This symposium brings together scientists, researchers, and theologians to explore what is being learned about memory and its role in the life of faith, how it fosters community, and what it means for ministry, preaching, and pastoral care.
“Why are memories important? Without memories we don’t have a story to tell and we don’t know who we are,” said Dr. Charles Arand, professor of systematic theology at Concordia Seminary. “This symposium will explore some of the cutting edge work in the science of memory formation and retention, and how that research and knowledge can help us in our teaching, preaching, and pastoral care. We will look at the role of memory in worship, preaching, catechesis, and pastoral care to the grieving and to those afflicted with Alzheimer’s.”
The plenaries on Day One will address recent scientific findings regarding the brain and memory, as well as the role of narrative in personal and collective memory.

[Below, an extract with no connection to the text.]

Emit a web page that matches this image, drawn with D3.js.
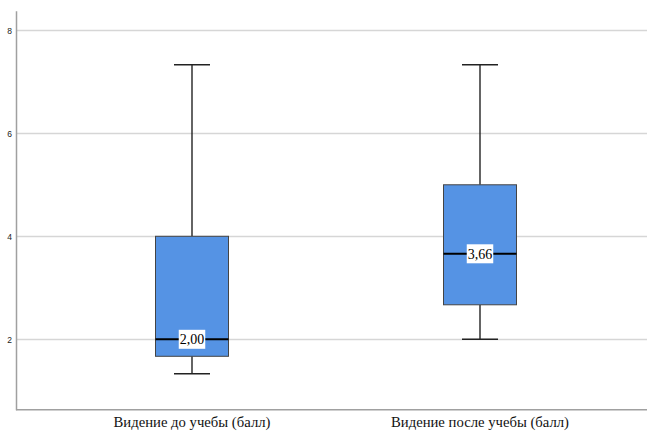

- Dr. Steve Joordens, cognitive psychologist and faculty member at the University of Toronto Scarborough, in Ontario, Canada, will show how brain development affects memory and identity, and how memories define people’s lives.
- Dr. Charlotte Linde will discuss her research on narrative in the development of individual and group identity. Linde is an expert on the connection between narrative and memory, and has written two books about her findings.
- Concordia Seminary faculty members will provide reflections following each plenary.
Day Two will focus on the theological and practical implications of memory, identity, and community as they relate to the church. Concordia Seminary professors will lead sectionals that cover the biblical dimensions of memory and the application to pastoral and congregational ministry.
Early registration for the Symposium is $100 per person through Friday, Sept. 4, after which time the fee rises to $125. Registration options include full, single-day, or single-session registration, and livestream access. A buffet dinner Tuesday evening is included in the cost of full registration. Additional meals and on-campus lodging may be available for additional charge. Visit the registration page for more details.
About Concordia Seminary
Concordia Seminary provides Gospel-centered graduate-level theological education for pastors, missionaries, deaconesses, scholars, and other leaders in the name of The Lutheran Church—Missouri Synod (LCMS). Since its founding in 1839, Concordia Seminary has equipped more than 12,000 graduates to serve Church and world. Today, a world-renowned faculty teaches more than 600 students in the classroom, off-campus, and online. Learn more at www.csl.edu.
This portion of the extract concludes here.